I’m not gonna glaze Pablo here too much, but I’ll say this: Game-osmosis-game — by virtue of being across a table from him, and perhaps only that, I managed to come off as an articulate, knowledgeable person worthy of appearing on the show (and not, like, me). This goes without mentioning the work of the episode’s editors and engineers behind the scenes, who all make it look and sound as great as it does. That they do this once a week is flatly impressive. That they do it three times a week is, frankly, fucking wild.
Finally, the episode drops last week. I’ve been talking about this thing for so long — this story that involves first and second-generation immigrants and dance music and the HIV crisis and two incredible sports talents and second acts in American life and unconditional acts of compassion and integrity — that honestly, I kind of forgot what we had. I was worried that, without Magic, we didn’t have much.

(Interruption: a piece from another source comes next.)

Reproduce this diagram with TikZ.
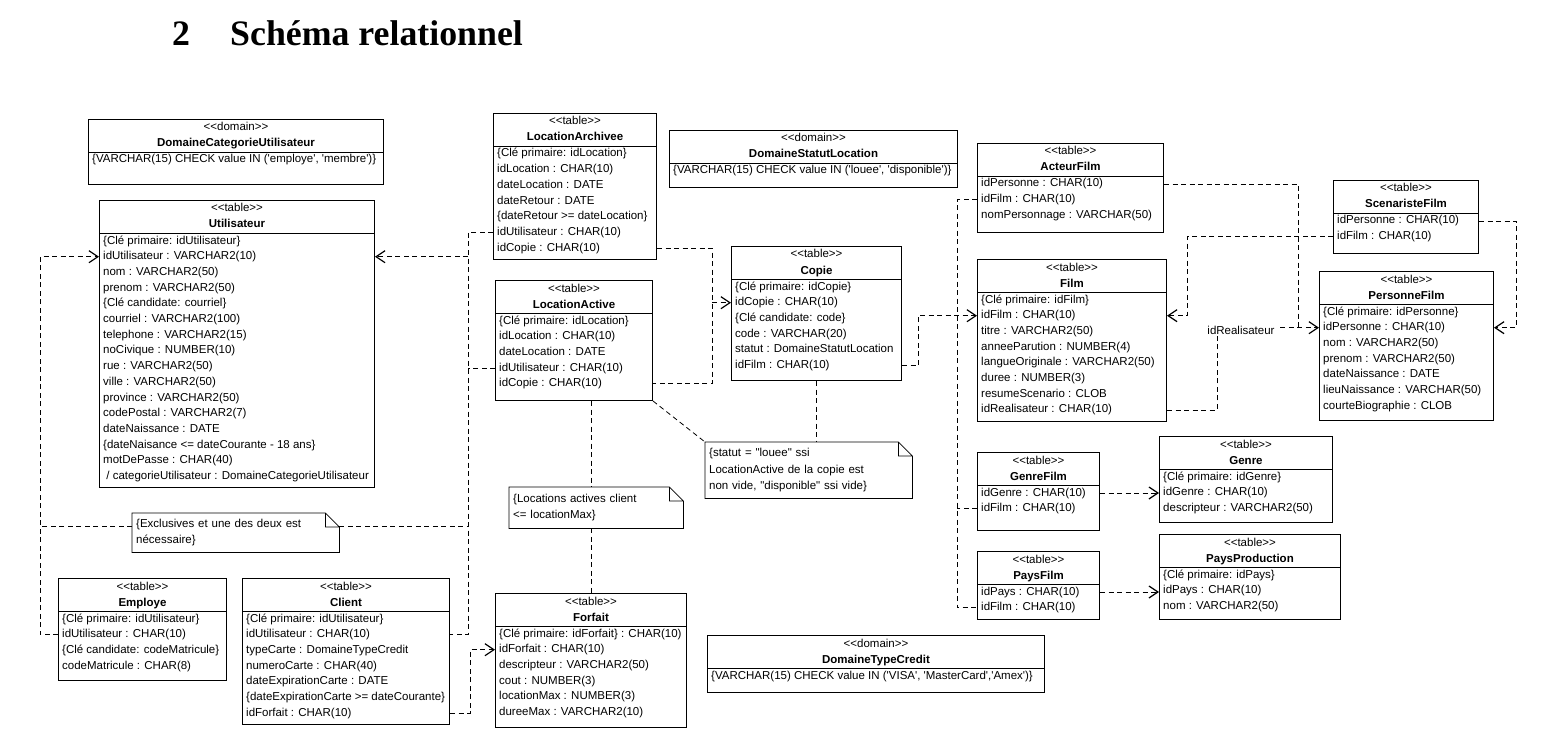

Neely and Pablo certainly didn’t — they didn’t lose faith in this story once, which speaks less to its intrinsic qualities and more to the confidence in their team’s abilities to get to the root of something. For my own part, I’m now in the comedown phase of not getting to do this, with these guys, every single week. The reaction stuns me. For the most part, for them, it’s business as usual. A week to the day later they collect two massive awards, and then three days later, publish a blockbuster investigative finding about the NBA betting scandal that in 24 hours has nearly three times the amount of views as my episode. All in a week’s work.
But all in, there you have it, how a single episode of your best-in-class podcast is made. Nothing as complicated nor magical as a group effort, made by a team of great people, each one as diligent, smart, and wonderful as the next.

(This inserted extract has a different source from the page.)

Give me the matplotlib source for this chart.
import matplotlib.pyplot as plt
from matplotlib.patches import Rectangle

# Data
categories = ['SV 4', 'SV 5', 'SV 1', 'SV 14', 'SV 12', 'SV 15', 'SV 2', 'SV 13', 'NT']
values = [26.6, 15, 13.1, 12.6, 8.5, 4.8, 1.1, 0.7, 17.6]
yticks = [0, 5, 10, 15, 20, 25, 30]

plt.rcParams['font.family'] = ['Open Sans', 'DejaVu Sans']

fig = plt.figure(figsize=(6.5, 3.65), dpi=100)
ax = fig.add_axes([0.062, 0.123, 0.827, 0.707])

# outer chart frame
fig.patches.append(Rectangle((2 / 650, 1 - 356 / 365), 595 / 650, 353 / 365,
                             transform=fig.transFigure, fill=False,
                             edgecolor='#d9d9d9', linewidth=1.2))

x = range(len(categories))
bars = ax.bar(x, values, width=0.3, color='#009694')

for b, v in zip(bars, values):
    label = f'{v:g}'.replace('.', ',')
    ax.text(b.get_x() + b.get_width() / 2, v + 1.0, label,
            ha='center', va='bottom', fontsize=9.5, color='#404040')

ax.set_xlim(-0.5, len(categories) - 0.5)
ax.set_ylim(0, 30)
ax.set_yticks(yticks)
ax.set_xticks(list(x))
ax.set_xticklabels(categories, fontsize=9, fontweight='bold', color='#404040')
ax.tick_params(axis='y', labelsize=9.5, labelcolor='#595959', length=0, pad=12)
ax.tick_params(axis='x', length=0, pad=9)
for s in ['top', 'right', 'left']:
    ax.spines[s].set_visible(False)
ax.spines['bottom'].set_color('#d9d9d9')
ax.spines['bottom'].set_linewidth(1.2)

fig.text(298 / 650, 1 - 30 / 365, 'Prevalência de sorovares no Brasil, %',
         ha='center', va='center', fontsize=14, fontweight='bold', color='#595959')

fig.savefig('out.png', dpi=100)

That’s it for now. FOSTERTALK will return with radio and shit talk regularly, at some point. LISTEN TO THE EPISODE YOU WILL LIKE IT. And thanks, as ever, for taking the time here.
More soon,
-f.
Sorry to keep beating on about how great this magazine was, but it really was the shit. I had Kyle Chayka writing a design column about Swingline staplers and Solo Jazz Cups. Before me, they got reclusive Calvin & Hobbes creator Bill Watterson to agree to an interview, and made this one of the most iconic and collectable magazine covers ever. John Green and Ken Jennings were columnists. It was sick.

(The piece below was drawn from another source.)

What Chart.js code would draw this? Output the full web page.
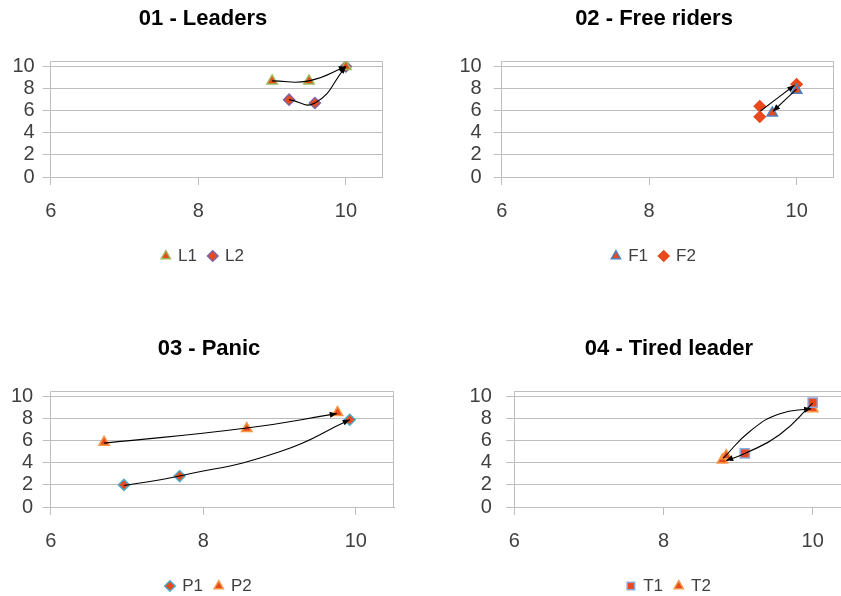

This includes anything from writing a novel to buying a new couch.
Show me the person with the most encyclopedic knowledge of dance music you know, and I could show them a bunch of people going fucking insane for something they couldn’t dream existed. Literally: The looks of delight, disgust, horror, and mystification I found myself facing while speaking to a bunch of DJs from disparate corners of the dance music universe for this piece knew no limit. Showing a certain kind of person Horsegiirl or DJ Levi or I Hate Models for the first time was akin to my own personal set of Two Girls, One Cup reactions. Google each at your own risk and don’t ask me to explain it.